▶ Instruction:
In the material below, find every line with "What" and pull it out.

▶ Material supplied:
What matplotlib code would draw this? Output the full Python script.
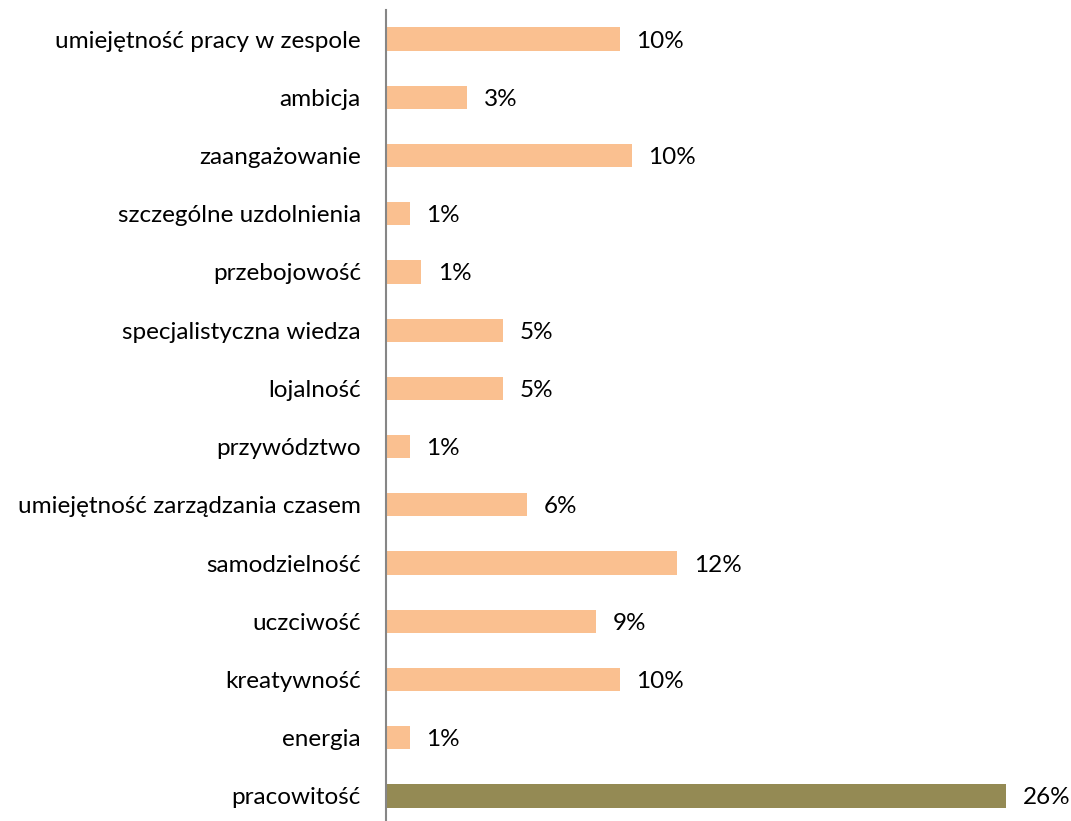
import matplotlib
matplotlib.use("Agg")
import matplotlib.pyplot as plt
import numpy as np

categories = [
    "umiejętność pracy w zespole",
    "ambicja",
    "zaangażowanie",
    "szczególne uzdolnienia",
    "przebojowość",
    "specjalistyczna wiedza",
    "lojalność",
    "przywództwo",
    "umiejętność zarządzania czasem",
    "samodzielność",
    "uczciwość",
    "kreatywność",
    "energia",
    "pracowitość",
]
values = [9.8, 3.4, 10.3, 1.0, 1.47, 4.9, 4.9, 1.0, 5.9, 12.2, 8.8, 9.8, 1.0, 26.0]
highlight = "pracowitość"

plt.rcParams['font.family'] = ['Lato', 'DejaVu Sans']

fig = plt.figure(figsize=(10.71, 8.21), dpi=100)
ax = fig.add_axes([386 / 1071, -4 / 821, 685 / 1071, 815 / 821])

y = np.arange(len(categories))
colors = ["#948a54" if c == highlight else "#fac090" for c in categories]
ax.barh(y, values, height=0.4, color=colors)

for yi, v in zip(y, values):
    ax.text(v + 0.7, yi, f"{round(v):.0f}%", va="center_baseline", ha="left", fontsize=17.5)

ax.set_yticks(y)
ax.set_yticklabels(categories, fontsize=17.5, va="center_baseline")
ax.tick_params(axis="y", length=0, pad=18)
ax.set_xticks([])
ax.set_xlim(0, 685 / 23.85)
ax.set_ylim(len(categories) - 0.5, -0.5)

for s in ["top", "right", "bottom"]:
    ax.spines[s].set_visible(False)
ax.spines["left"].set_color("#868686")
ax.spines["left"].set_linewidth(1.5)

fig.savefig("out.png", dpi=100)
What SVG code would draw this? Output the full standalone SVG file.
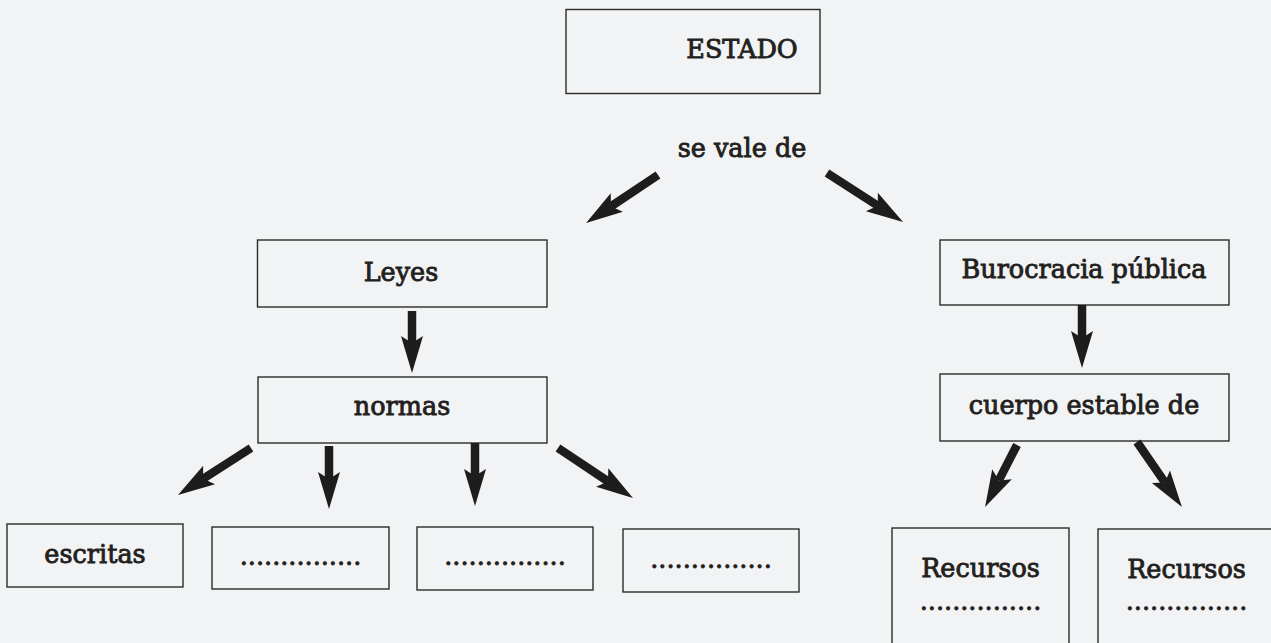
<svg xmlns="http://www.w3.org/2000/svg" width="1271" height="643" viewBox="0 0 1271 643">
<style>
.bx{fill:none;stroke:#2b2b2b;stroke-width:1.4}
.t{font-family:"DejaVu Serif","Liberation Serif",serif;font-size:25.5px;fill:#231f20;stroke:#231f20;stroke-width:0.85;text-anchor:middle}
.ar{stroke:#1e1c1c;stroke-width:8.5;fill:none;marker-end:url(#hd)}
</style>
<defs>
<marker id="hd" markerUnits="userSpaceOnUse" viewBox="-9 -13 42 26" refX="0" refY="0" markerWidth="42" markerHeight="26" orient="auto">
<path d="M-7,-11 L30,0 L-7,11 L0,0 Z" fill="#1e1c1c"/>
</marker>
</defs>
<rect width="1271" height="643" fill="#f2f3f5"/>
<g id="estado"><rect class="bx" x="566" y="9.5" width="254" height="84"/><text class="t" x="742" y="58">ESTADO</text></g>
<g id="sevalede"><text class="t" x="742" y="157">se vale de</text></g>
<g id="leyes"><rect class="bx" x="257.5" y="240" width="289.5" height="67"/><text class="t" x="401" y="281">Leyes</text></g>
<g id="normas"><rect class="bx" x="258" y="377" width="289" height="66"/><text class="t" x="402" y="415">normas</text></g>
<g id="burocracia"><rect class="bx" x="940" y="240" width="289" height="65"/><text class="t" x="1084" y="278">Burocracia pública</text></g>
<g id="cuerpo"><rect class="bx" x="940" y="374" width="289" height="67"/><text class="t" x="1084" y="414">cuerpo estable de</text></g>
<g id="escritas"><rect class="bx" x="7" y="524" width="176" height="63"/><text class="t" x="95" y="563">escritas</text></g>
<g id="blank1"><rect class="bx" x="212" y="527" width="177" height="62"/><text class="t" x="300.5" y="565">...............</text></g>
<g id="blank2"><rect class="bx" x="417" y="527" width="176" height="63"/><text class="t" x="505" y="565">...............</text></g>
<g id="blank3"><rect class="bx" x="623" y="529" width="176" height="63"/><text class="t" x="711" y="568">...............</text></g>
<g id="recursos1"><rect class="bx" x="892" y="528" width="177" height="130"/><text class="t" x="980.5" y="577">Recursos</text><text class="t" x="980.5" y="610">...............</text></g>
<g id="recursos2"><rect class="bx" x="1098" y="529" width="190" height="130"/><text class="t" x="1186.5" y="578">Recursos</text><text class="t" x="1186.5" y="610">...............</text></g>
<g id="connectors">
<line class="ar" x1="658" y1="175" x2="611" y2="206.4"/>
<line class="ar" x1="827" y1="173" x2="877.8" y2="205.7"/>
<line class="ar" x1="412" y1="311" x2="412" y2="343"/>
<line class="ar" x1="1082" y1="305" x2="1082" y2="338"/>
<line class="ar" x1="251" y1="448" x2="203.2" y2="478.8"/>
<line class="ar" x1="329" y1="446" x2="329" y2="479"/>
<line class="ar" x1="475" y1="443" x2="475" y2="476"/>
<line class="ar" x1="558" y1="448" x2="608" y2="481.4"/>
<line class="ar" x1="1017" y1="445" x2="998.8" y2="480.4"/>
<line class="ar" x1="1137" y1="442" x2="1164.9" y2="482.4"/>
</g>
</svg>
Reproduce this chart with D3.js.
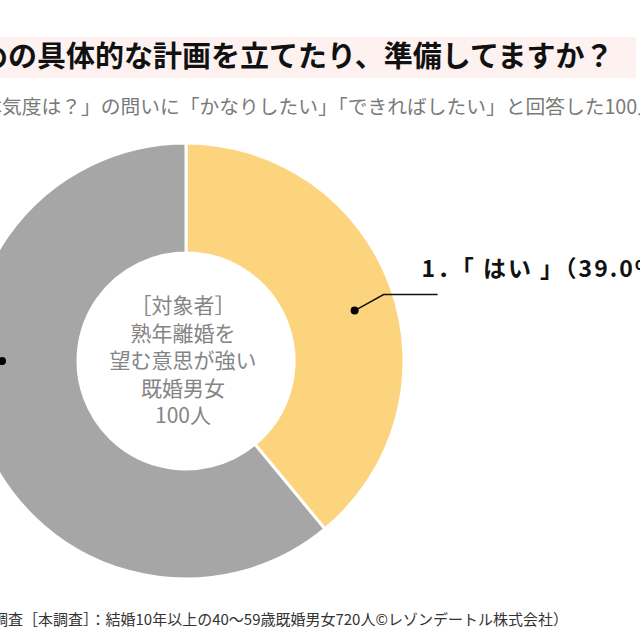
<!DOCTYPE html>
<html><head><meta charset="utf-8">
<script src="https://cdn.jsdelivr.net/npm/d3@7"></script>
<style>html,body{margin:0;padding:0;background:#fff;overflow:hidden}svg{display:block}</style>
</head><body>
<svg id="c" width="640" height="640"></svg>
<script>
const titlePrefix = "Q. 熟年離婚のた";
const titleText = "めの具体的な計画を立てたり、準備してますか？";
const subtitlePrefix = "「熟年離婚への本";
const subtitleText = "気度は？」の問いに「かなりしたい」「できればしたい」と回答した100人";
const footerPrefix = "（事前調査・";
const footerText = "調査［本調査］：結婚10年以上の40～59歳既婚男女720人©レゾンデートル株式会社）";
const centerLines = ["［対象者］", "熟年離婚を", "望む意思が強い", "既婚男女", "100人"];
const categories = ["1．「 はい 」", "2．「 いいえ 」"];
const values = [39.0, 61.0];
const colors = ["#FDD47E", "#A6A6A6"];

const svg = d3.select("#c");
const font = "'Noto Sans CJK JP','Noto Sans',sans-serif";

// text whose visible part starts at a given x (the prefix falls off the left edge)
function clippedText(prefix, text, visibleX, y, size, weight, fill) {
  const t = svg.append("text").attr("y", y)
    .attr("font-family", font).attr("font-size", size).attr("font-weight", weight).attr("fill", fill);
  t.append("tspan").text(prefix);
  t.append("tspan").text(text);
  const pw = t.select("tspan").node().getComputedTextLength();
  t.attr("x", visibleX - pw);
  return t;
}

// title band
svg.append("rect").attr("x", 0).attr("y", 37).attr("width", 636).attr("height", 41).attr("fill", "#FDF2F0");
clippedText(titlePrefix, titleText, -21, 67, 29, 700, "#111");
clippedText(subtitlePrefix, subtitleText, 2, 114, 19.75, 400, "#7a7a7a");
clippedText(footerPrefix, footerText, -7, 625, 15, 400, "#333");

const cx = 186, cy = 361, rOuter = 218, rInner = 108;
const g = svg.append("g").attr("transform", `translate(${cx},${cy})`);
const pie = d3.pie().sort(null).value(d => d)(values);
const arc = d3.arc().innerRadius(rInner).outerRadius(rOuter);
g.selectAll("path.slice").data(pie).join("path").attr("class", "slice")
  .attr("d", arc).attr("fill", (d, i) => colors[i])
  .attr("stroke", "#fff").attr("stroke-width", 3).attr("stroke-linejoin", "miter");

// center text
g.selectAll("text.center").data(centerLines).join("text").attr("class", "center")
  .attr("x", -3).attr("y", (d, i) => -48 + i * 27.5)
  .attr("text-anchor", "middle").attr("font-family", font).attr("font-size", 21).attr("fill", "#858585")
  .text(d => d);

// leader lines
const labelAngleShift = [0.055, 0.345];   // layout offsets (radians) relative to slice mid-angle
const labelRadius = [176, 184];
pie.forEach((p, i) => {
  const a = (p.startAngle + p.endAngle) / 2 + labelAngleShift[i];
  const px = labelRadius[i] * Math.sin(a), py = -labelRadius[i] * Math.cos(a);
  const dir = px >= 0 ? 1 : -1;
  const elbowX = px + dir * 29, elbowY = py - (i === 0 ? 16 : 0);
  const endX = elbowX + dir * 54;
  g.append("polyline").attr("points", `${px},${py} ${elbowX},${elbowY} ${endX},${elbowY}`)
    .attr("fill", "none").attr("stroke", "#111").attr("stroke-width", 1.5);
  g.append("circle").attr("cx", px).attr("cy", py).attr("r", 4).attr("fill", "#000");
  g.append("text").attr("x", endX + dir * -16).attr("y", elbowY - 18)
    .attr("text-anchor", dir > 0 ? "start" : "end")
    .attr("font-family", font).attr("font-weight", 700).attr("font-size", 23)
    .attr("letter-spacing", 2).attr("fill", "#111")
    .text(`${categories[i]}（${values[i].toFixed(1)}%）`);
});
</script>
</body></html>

▶ Result for this exercise:
What matplotlib code would draw this? Output the full Python script.
What SVG code would draw this? Output the full standalone SVG file.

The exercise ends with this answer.